The Pentagon rejected a request from the White House last month to allow U.S. troops to perform emergency law enforcement tasks along the U.S.-Mexico border, CNN reported on Friday.
Two unnamed Defense Department officials familiar with the request told CNN that the White House requested a reserve force authorized to provide “crowd and traffic control” to areas along the border and to protect Border Patrol personnel ahead of the arrival of thousands of migrants preparing to apply for asylum in the U.S.
But on Oct. 26, the Pentagon rejected the request according to CNN, because the Defense Department felt that the tasks fell outside the scope of active duty soldiers’ authority.
Officials at the White House did not immediately respond to a request for comment from The Hill, while a Pentagon spokeswoman declined to comment on the issue when reached by email.
News of the White House’s request comes despite assurances from defense officials that any troops deployed to the border would not come in to contact with a caravan of migrants currently headed to the U.S. southern border, and would only support local law enforcement personnel.
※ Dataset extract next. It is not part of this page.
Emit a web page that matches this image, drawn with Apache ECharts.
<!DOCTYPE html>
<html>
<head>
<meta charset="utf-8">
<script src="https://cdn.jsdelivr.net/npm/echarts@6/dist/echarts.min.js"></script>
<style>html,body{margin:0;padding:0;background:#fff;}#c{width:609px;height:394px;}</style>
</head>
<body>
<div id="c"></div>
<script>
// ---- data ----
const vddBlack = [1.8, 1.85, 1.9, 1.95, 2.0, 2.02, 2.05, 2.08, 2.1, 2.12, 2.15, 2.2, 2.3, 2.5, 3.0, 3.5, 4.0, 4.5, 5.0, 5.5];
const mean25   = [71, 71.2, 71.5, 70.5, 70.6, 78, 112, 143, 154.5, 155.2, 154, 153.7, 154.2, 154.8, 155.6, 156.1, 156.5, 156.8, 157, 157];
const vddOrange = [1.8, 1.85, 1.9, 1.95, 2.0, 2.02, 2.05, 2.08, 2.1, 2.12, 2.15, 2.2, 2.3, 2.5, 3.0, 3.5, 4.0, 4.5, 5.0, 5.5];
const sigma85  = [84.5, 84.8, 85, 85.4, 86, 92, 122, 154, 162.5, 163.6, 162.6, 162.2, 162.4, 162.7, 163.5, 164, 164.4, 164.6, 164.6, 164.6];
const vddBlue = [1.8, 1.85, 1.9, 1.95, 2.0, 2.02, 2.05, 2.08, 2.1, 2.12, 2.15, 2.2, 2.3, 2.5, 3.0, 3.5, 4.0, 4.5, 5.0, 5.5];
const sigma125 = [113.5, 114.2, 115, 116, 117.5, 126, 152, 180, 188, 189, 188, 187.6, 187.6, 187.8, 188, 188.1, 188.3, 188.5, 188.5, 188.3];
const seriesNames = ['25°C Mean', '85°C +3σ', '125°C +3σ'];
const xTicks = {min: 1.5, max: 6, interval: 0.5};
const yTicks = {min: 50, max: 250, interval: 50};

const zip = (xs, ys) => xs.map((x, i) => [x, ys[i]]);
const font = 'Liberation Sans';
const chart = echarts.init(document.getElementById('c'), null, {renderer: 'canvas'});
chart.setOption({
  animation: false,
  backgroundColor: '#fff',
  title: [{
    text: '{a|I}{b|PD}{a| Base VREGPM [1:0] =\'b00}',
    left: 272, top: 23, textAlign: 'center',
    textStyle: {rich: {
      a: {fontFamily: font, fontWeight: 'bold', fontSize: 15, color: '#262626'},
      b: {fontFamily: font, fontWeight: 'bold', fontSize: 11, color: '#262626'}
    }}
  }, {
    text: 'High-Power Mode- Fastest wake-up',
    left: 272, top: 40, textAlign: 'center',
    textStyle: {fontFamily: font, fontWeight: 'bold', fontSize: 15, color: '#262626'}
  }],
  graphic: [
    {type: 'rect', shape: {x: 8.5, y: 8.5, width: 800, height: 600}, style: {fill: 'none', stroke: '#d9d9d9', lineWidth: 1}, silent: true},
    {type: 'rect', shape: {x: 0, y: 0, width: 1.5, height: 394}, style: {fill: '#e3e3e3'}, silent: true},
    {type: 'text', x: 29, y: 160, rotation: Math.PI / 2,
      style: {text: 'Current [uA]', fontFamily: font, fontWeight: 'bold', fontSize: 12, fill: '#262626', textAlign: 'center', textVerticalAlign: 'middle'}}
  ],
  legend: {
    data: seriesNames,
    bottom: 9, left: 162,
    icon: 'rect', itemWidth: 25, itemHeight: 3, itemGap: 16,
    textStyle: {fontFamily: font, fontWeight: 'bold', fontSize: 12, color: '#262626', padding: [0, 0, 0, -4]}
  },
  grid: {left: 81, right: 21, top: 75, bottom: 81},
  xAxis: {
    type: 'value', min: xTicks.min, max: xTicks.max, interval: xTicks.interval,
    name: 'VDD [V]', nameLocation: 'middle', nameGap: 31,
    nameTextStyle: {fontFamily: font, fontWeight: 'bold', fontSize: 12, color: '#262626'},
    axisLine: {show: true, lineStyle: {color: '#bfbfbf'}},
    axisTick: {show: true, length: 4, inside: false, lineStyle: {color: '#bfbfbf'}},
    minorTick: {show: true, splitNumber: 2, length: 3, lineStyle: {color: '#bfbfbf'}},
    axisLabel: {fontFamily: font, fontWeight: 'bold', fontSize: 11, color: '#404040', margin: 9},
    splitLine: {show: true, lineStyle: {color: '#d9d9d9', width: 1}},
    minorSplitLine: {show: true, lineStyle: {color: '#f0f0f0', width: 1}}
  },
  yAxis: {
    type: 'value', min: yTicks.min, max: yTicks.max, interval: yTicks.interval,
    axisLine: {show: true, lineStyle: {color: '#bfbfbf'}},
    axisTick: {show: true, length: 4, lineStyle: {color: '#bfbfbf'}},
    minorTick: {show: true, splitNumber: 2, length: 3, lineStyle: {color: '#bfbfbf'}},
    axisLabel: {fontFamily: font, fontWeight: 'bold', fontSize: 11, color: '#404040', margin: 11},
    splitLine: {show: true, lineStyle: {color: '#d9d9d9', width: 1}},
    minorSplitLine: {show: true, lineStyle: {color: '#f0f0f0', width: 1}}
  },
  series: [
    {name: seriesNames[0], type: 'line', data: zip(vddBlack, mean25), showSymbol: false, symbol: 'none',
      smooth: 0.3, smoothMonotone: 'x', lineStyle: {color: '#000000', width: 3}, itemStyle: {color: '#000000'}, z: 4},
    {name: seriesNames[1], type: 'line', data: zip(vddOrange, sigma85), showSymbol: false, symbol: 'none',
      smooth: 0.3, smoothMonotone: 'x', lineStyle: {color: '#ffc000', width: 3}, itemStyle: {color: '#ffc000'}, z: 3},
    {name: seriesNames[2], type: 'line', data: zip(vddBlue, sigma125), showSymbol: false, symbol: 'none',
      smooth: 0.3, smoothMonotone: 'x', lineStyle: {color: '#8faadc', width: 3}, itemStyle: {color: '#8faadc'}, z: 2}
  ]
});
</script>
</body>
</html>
The Defense Department on Monday announced the deployment of more than 5,000 active-duty troops to the southern U.S. border, which joined nearly 2,100 National Guard troops already stationed at the border to assist Homeland Security personnel.
“By the end of this week will we deploy over 5,200 soldiers to the southwest border. That is just the start of this operation; we’ll continue to adjust the numbers and inform you of those,” a spokesman said.